The Planet Declines While Governments Lag on Meaningful Action—Leaving Environmental Leadership to Private Philanthropy, NGOs, and Grassroots Activists
By Emily Vidovich. Emily has a background in environmental journalism and sustainability and is a member of the George Washington University Class of 2019.
Earth is a “system in peril” approaching “dangerous, irreversible tipping points driven by nature loss and climate change.” These are the findings of the World Wildlife Fund’s (WWF) Living Planet Report, published in October 2024.
Wildlife populations have declined by an average of 73 percent over the past 50 years, the report states. The planet is currently in the midst of its sixth mass extinction, the first mass extinction event caused by humans. Habitat loss and degradation, driven mainly by the human food system, bears primary responsibility for the decline in wild populations.
When nature is damaged, it can no longer provide clean air, water, fertile soil, and various other ecosystem services. Nine essential processes for life on Earth have been identified, as have the limits to which humans can alter these processes—through greenhouse gas emissions, pollution, deforestation, and water usage—before exceeding the safe range in which these processes function.

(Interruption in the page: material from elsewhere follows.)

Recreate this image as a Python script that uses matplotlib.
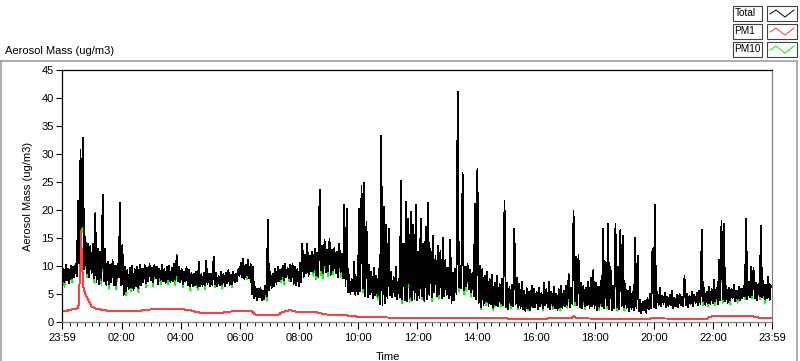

Humans have already exceeded six of these nine boundaries, making the likelihood of each process experiencing a tipping point much greater. Tipping points can be thought of as watershed moments after which there is rapid, large-scale, and possibly irreversible change to the planet—leaving the viability of Earth in question.
The rapidity of widespread loss of natural spaces and biodiversity has made Earth increasingly vulnerable to tipping points. Because of this, in 2022 global leaders at a United Nations (UN) conference on biodiversity agreed to protect 30 percent of the planet for nature by 2030 as well as restore 30 percent of already degraded ecosystems—both on land and underwater. But at the October 2024 UN biodiversity conference, the UN delegates failed to bring the urgency and ambition necessary to translate these pledges into concrete action.
Scientists, advocates, and environmental experts have expressed fear and alarm at the lack of progress towards achieving the UN’s conservation targets. The UN itself recently reported that, at present, 17.6 percent of land and inland waters and 8.4 percent of oceans and coastal areas are officially protected. To meet the target of 30 percent of the planet protected by 2030, world leaders must protect an area of land as large as Brazil and Australia combined, and an Indian Ocean-sized swathe of ocean.
Many stakeholders—especially in developing nations—have emphasized that they lack the necessary funds for large-scale conservation. But at the recent UN biodiversity conference, world leaders failed to create a funding strategy for raising the pledged $200 billion by 2030, or hold wealthy nations accountable to their pledge to give developing nations $20 billion in funds for the protection of nature by 2025.
In a public statement, the World Resources Institute commented, “finance remains the key sticking point. Most of the world’s biodiversity lies in developing countries that reasonably expect billions rather than millions to support their efforts to protect and restore nature. Yet wealthier countries’ pledges at COP16 fell far short of what is needed to meet their commitments.”
The international lack of political will to allocate more funds to environmental protection reflects the dual-headed problem of a government-reliant approach to protecting the planet—a lack of prioritization of the planet and a willingness by politicians to politicize matters of planetary viability for the sake of their personal political ambitions.
Under the Biden administration, the U.S. increased spending on international climate initiatives to a record $11 billion annually; but such funding remains a miniscule portion of the national budget. The Department of Defense, for example, receives over $1 trillion in funding annually.
And entire environmental programs can be endangered during administration changes. The first Trump administration weakened over 100 environmental rules—including exiting from international climate agreements and loosening pollution prevention standards. Trump also initiated the removal of protection from a Florida-sized portion of the nation’s public lands. Further rollbacks of environmental funding and climate-friendly policies are a looming threat of the impending second Trump presidency.
These trends are not unique to the United States. Governments worldwide—particularly those that are the top contributors to climate change—consistently fail to take sufficient action to protect nature or stop climate damaging projects. In Australia, the government spent the last decade approving the Adani Carmichael coal mine. One of the largest coal mines in the world, it began operations in 2021—a direct affront to international climate goals. The mine’s average annual emissions are projected to be greater than the emissions of entire small countries, including Austria and Malaysia.
Some governments are even more blatant—the record-level of deforestation in the Amazon Rainforest during the administration of Brazil’s Bolsonaro was as deliberate as that administration’s destruction of environmental protection agencies.
But while governments fumble these critical years for saving the planet, local activists, non-government stakeholders, and private philanthropists continue to rise to the occasion. Whether it means challenging environmentally harmful projects in court, using private funds to create conservation areas, enabling sustainable ocean researchers to thrive, or restoring wildlife populations, non-governmental organizations and the donors that make their work possible have long been the planet’s champions; whether or not they have government support.